§ TASK DESCRIPTION:
Transcribe all of the material exactly. Any picture in it should be left out.

■ ■ ■ ■ ■

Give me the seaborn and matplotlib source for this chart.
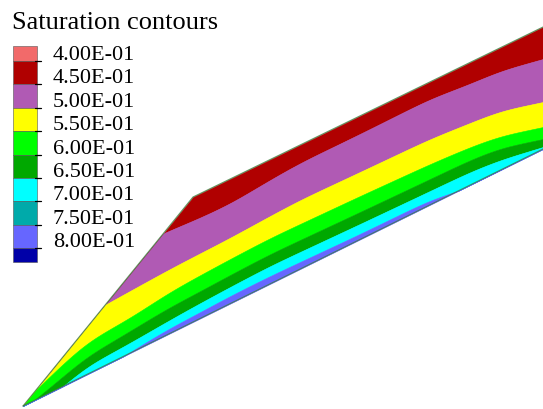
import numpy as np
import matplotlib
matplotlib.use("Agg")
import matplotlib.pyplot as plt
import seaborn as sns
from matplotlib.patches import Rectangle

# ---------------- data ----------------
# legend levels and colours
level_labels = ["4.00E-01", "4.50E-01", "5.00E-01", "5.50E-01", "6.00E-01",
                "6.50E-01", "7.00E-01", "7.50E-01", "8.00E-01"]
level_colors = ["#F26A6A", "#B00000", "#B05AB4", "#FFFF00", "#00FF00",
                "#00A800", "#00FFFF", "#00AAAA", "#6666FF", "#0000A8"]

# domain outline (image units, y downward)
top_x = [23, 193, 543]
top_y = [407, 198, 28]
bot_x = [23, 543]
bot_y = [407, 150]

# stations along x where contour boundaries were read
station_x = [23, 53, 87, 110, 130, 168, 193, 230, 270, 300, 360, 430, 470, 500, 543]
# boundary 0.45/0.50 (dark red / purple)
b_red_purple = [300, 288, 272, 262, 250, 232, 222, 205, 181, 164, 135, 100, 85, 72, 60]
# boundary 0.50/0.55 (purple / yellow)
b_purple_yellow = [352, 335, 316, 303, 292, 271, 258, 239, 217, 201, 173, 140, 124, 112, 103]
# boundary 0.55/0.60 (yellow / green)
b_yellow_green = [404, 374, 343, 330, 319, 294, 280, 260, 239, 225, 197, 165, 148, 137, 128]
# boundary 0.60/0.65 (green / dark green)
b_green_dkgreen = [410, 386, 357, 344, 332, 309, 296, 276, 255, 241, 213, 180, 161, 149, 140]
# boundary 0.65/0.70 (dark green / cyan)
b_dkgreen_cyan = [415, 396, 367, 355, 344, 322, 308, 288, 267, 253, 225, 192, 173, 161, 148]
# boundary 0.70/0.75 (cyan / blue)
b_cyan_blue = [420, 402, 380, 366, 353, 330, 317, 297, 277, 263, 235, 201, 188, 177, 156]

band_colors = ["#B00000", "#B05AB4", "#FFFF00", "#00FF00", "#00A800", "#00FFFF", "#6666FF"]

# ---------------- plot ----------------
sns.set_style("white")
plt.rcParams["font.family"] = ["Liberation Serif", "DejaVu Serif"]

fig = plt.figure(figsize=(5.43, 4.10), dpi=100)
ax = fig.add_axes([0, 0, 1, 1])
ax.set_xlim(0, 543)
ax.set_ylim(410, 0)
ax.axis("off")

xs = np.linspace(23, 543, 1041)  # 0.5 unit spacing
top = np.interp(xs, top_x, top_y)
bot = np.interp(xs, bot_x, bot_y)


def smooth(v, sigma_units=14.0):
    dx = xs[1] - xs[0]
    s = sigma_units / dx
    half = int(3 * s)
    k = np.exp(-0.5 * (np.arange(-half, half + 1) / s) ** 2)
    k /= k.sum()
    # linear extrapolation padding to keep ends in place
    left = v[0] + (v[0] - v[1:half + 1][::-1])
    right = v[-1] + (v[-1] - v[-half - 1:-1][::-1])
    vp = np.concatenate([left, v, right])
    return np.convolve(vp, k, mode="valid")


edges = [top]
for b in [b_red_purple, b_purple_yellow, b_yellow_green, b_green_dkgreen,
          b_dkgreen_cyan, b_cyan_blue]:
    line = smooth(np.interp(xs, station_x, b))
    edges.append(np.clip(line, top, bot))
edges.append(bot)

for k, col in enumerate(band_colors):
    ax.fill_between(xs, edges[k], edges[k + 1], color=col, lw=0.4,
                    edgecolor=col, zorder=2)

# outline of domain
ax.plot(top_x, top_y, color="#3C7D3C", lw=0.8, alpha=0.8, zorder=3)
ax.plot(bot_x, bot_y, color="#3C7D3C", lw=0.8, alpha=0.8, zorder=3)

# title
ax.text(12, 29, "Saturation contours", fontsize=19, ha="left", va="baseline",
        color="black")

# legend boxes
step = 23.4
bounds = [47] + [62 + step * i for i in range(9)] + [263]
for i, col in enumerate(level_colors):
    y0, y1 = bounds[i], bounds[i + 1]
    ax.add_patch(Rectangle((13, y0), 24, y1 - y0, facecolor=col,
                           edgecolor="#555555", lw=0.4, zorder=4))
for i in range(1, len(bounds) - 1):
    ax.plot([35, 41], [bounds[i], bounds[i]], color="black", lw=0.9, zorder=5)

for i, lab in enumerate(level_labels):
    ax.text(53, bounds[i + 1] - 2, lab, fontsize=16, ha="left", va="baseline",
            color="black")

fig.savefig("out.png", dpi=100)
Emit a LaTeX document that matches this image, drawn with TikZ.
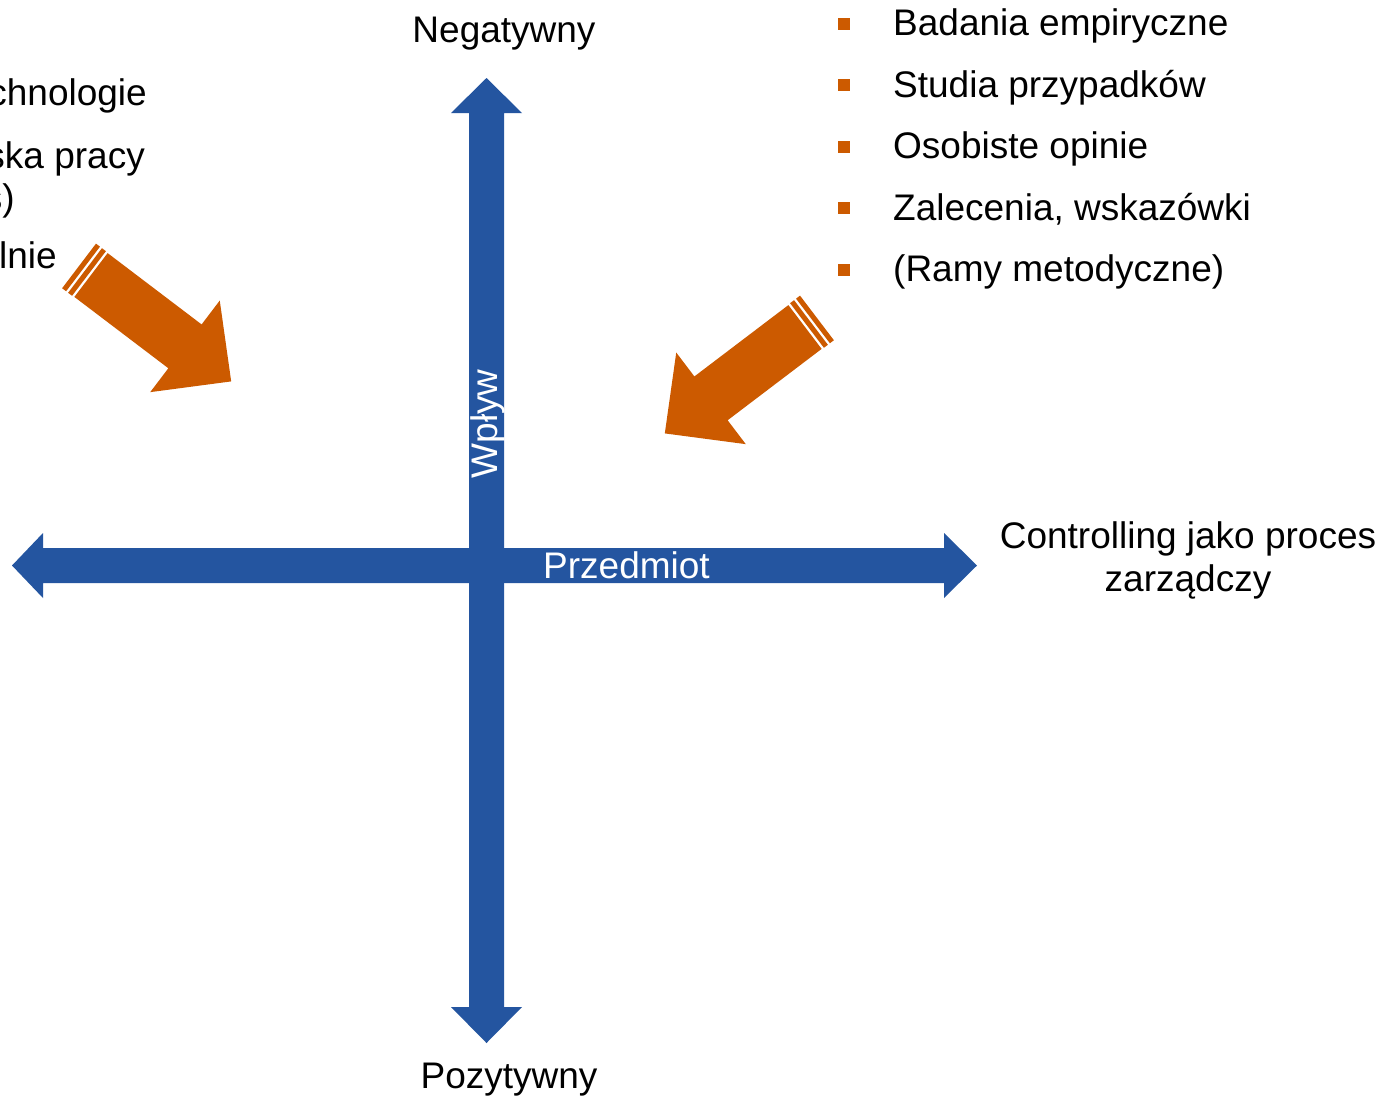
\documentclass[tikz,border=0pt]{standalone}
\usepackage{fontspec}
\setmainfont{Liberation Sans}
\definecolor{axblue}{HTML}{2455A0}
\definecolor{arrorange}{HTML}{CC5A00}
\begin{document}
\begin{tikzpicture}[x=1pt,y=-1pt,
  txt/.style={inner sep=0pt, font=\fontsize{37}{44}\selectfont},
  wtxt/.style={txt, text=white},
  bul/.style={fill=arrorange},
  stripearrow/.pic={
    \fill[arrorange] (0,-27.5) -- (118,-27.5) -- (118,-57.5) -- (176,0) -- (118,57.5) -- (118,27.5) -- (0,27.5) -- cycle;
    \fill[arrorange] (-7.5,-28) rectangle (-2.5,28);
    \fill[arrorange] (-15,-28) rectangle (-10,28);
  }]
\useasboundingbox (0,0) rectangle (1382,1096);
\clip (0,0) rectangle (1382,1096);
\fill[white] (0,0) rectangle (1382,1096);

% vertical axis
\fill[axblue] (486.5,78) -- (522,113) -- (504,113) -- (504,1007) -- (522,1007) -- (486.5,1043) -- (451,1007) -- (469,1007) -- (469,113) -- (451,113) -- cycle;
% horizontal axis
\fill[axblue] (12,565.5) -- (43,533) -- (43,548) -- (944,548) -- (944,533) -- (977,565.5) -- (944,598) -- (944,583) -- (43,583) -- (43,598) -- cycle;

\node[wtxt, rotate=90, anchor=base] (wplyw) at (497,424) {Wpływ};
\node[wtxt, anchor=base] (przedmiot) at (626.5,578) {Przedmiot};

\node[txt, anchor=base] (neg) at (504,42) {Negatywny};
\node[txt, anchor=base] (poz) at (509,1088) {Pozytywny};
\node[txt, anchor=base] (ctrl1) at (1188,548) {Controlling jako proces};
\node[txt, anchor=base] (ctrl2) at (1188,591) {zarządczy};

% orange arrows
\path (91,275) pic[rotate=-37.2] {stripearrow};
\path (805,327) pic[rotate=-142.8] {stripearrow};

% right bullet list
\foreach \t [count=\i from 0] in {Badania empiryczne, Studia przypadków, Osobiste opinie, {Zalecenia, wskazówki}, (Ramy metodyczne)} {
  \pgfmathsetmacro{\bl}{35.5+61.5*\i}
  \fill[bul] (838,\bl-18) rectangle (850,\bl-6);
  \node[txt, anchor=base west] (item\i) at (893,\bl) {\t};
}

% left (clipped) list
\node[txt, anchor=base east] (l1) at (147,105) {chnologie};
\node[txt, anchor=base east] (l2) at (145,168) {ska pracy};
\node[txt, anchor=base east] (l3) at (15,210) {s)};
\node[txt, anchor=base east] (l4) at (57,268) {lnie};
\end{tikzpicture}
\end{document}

■ ■ ■ ■ ■

§ SOLUTION FOR THIS TASK:
Give me the seaborn and matplotlib source for this chart.
import numpy as np
import matplotlib
matplotlib.use("Agg")
import matplotlib.pyplot as plt
import seaborn as sns
from matplotlib.patches import Rectangle

# ---------------- data ----------------
# legend levels and colours
level_labels = ["4.00E-01", "4.50E-01", "5.00E-01", "5.50E-01", "6.00E-01",
                "6.50E-01", "7.00E-01", "7.50E-01", "8.00E-01"]
level_colors = ["#F26A6A", "#B00000", "#B05AB4", "#FFFF00", "#00FF00",
                "#00A800", "#00FFFF", "#00AAAA", "#6666FF", "#0000A8"]

# domain outline (image units, y downward)
top_x = [23, 193, 543]
top_y = [407, 198, 28]
bot_x = [23, 543]
bot_y = [407, 150]

# stations along x where contour boundaries were read
station_x = [23, 53, 87, 110, 130, 168, 193, 230, 270, 300, 360, 430, 470, 500, 543]
# boundary 0.45/0.50 (dark red / purple)
b_red_purple = [300, 288, 272, 262, 250, 232, 222, 205, 181, 164, 135, 100, 85, 72, 60]
# boundary 0.50/0.55 (purple / yellow)
b_purple_yellow = [352, 335, 316, 303, 292, 271, 258, 239, 217, 201, 173, 140, 124, 112, 103]
# boundary 0.55/0.60 (yellow / green)
b_yellow_green = [404, 374, 343, 330, 319, 294, 280, 260, 239, 225, 197, 165, 148, 137, 128]
# boundary 0.60/0.65 (green / dark green)
b_green_dkgreen = [410, 386, 357, 344, 332, 309, 296, 276, 255, 241, 213, 180, 161, 149, 140]
# boundary 0.65/0.70 (dark green / cyan)
b_dkgreen_cyan = [415, 396, 367, 355, 344, 322, 308, 288, 267, 253, 225, 192, 173, 161, 148]
# boundary 0.70/0.75 (cyan / blue)
b_cyan_blue = [420, 402, 380, 366, 353, 330, 317, 297, 277, 263, 235, 201, 188, 177, 156]

band_colors = ["#B00000", "#B05AB4", "#FFFF00", "#00FF00", "#00A800", "#00FFFF", "#6666FF"]

# ---------------- plot ----------------
sns.set_style("white")
plt.rcParams["font.family"] = ["Liberation Serif", "DejaVu Serif"]

fig = plt.figure(figsize=(5.43, 4.10), dpi=100)
ax = fig.add_axes([0, 0, 1, 1])
ax.set_xlim(0, 543)
ax.set_ylim(410, 0)
ax.axis("off")

xs = np.linspace(23, 543, 1041)  # 0.5 unit spacing
top = np.interp(xs, top_x, top_y)
bot = np.interp(xs, bot_x, bot_y)


def smooth(v, sigma_units=14.0):
    dx = xs[1] - xs[0]
    s = sigma_units / dx
    half = int(3 * s)
    k = np.exp(-0.5 * (np.arange(-half, half + 1) / s) ** 2)
    k /= k.sum()
    # linear extrapolation padding to keep ends in place
    left = v[0] + (v[0] - v[1:half + 1][::-1])
    right = v[-1] + (v[-1] - v[-half - 1:-1][::-1])
    vp = np.concatenate([left, v, right])
    return np.convolve(vp, k, mode="valid")


edges = [top]
for b in [b_red_purple, b_purple_yellow, b_yellow_green, b_green_dkgreen,
          b_dkgreen_cyan, b_cyan_blue]:
    line = smooth(np.interp(xs, station_x, b))
    edges.append(np.clip(line, top, bot))
edges.append(bot)

for k, col in enumerate(band_colors):
    ax.fill_between(xs, edges[k], edges[k + 1], color=col, lw=0.4,
                    edgecolor=col, zorder=2)

# outline of domain
ax.plot(top_x, top_y, color="#3C7D3C", lw=0.8, alpha=0.8, zorder=3)
ax.plot(bot_x, bot_y, color="#3C7D3C", lw=0.8, alpha=0.8, zorder=3)

# title
ax.text(12, 29, "Saturation contours", fontsize=19, ha="left", va="baseline",
        color="black")

# legend boxes
step = 23.4
bounds = [47] + [62 + step * i for i in range(9)] + [263]
for i, col in enumerate(level_colors):
    y0, y1 = bounds[i], bounds[i + 1]
    ax.add_patch(Rectangle((13, y0), 24, y1 - y0, facecolor=col,
                           edgecolor="#555555", lw=0.4, zorder=4))
for i in range(1, len(bounds) - 1):
    ax.plot([35, 41], [bounds[i], bounds[i]], color="black", lw=0.9, zorder=5)

for i, lab in enumerate(level_labels):
    ax.text(53, bounds[i + 1] - 2, lab, fontsize=16, ha="left", va="baseline",
            color="black")

fig.savefig("out.png", dpi=100)
Emit a LaTeX document that matches this image, drawn with TikZ.
\documentclass[tikz,border=0pt]{standalone}
\usepackage{fontspec}
\setmainfont{Liberation Sans}
\definecolor{axblue}{HTML}{2455A0}
\definecolor{arrorange}{HTML}{CC5A00}
\begin{document}
\begin{tikzpicture}[x=1pt,y=-1pt,
  txt/.style={inner sep=0pt, font=\fontsize{37}{44}\selectfont},
  wtxt/.style={txt, text=white},
  bul/.style={fill=arrorange},
  stripearrow/.pic={
    \fill[arrorange] (0,-27.5) -- (118,-27.5) -- (118,-57.5) -- (176,0) -- (118,57.5) -- (118,27.5) -- (0,27.5) -- cycle;
    \fill[arrorange] (-7.5,-28) rectangle (-2.5,28);
    \fill[arrorange] (-15,-28) rectangle (-10,28);
  }]
\useasboundingbox (0,0) rectangle (1382,1096);
\clip (0,0) rectangle (1382,1096);
\fill[white] (0,0) rectangle (1382,1096);

% vertical axis
\fill[axblue] (486.5,78) -- (522,113) -- (504,113) -- (504,1007) -- (522,1007) -- (486.5,1043) -- (451,1007) -- (469,1007) -- (469,113) -- (451,113) -- cycle;
% horizontal axis
\fill[axblue] (12,565.5) -- (43,533) -- (43,548) -- (944,548) -- (944,533) -- (977,565.5) -- (944,598) -- (944,583) -- (43,583) -- (43,598) -- cycle;

\node[wtxt, rotate=90, anchor=base] (wplyw) at (497,424) {Wpływ};
\node[wtxt, anchor=base] (przedmiot) at (626.5,578) {Przedmiot};

\node[txt, anchor=base] (neg) at (504,42) {Negatywny};
\node[txt, anchor=base] (poz) at (509,1088) {Pozytywny};
\node[txt, anchor=base] (ctrl1) at (1188,548) {Controlling jako proces};
\node[txt, anchor=base] (ctrl2) at (1188,591) {zarządczy};

% orange arrows
\path (91,275) pic[rotate=-37.2] {stripearrow};
\path (805,327) pic[rotate=-142.8] {stripearrow};

% right bullet list
\foreach \t [count=\i from 0] in {Badania empiryczne, Studia przypadków, Osobiste opinie, {Zalecenia, wskazówki}, (Ramy metodyczne)} {
  \pgfmathsetmacro{\bl}{35.5+61.5*\i}
  \fill[bul] (838,\bl-18) rectangle (850,\bl-6);
  \node[txt, anchor=base west] (item\i) at (893,\bl) {\t};
}

% left (clipped) list
\node[txt, anchor=base east] (l1) at (147,105) {chnologie};
\node[txt, anchor=base east] (l2) at (145,168) {ska pracy};
\node[txt, anchor=base east] (l3) at (15,210) {s)};
\node[txt, anchor=base east] (l4) at (57,268) {lnie};
\end{tikzpicture}
\end{document}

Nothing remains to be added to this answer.